If one must name references, echoes of Hybert or Barney can be found in these outgrowths, extensions, inflations and deflations which, in Samson’s work, generate mutant, hyper-sexed organisms caught between swelling and detumescence. We perceive only the surface, a zone of excitability, like skin raw with scratches in her video Hyperf-e. Excitation becomes an endlessly prolonged substitute for pleasure, a response to the constant erotic overstimulation of priapic, liberal abundance.

The Virgin Islands—former utopian mythologies with libertarian connotations (cf. Hakim Bey), now exotic tax havens—have served as a privileged allegorical territory for these deregulated mutations. Their politics of (banking) secrecy suited the clandestine cabinets where Samson’s setups found shelter. Her more recent works communicate outwardly, taking on the forms of booths or vehicles.
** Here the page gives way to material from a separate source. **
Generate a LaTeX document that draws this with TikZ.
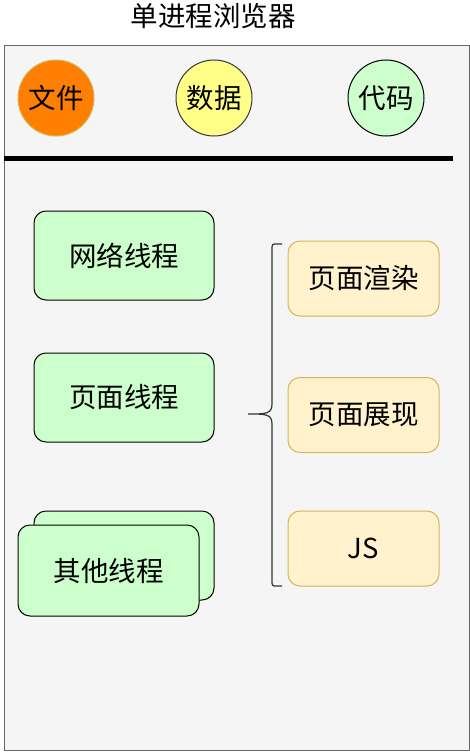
\documentclass[tikz,border=0pt]{standalone}
\usepackage{fontspec}
\setmainfont{Noto Sans CJK SC}
\begin{document}
\begin{tikzpicture}[x=1pt,y=-1pt,
  lbl/.style={font=\fontsize{27.5}{30}\selectfont},
  circ/.style={circle,minimum size=76pt,inner sep=0pt,line width=1pt,lbl},
  thread/.style={draw=black,fill=threadgreen,rounded corners=12pt,line width=1pt,minimum width=180pt,minimum height=89pt,inner sep=0pt,lbl},
  task/.style={draw=taskstroke,fill=taskfill,rounded corners=12pt,line width=1pt,minimum width=151pt,minimum height=75pt,inner sep=0pt,lbl}]
\definecolor{bgfill}{HTML}{F5F5F5}
\definecolor{bgstroke}{HTML}{666666}
\definecolor{threadgreen}{HTML}{CCFFCC}
\definecolor{taskfill}{HTML}{FFF2CC}
\definecolor{taskstroke}{HTML}{D6B656}
\definecolor{orangefill}{HTML}{FF8000}
\definecolor{yellowfill}{HTML}{FFFF88}
\definecolor{darkstroke}{HTML}{36393D}
\useasboundingbox (0,0) rectangle (470,752);
\fill[white] (0,0) rectangle (470,752);
\node[lbl] (title) at (213,16) {单进程浏览器};
\draw[bgstroke,fill=bgfill,line width=1pt] (4,46) rectangle (469,750);
\node[circ,draw=taskstroke,fill=orangefill] (file) at (56,98) {文件};
\node[circ,draw=darkstroke,fill=yellowfill] (data) at (214,98) {数据};
\node[circ,draw=black,fill=threadgreen] (code) at (386,98) {代码};
\draw[line width=5pt] (4,158) -- (453,158);
\node[thread] (net) at (124,255.5) {网络线程};
\node[thread] (page) at (124,397.5) {页面线程};
\node[thread,minimum width=180pt] (otherback) at (124,555.5) {};
\node[thread,minimum width=181pt,minimum height=91pt] (other) at (108.5,570.5) {其他线程};
\node[task] (render) at (363.5,278.5) {页面渲染};
\node[task] (show) at (363.5,415) {页面展现};
\node[task] (js) at (363.5,548.5) {JS};
\draw[line width=1.2pt,draw=black!80] (282,244) -- (277,244) .. controls (272,244) .. (272,250)
  -- (272,404) .. controls (272,414) and (266,414) .. (248,414)
  .. controls (266,414) and (272,414) .. (272,424)
  -- (272,580) .. controls (272,586) .. (277,586) -- (282,586);
\end{tikzpicture}
\end{document}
They seem, for now, to stabilize, to gain autonomy as concretions (her tar drippings shaped like tattoos), but their threads are always traced in a prolific production of drawings—laboratories of filamentous, umbilical forms that later emerge, sometimes anamorphosed, into three dimensions: they swell, they ooze, they stick, they suction—like intestinal flora in expansion.

Neither offensive nor defensive, these forms seem to model for Samson an embodiment of femininity that she describes as “infra- or post-human,” like the mermaid in the video Rhode Island Road Movie, degenerated into a sexy but languid cover-girl, no longer inclined to sing, her mouth full of seaweed, her eyes glassy—a pathetic sideshow creature trapped in The Love Boat.
“I am not the Lorelei,” she says; “I am beyond History, both submissive and unreachable; touch me, but you will never know me.”

Such is the operating mode of Samson’s laboratories: in a dialectic of the familiar and the indecipherable, zones where polarities collapse—strange attractors on the path to entropy—where imperceptible nebulae of microbes still swarm.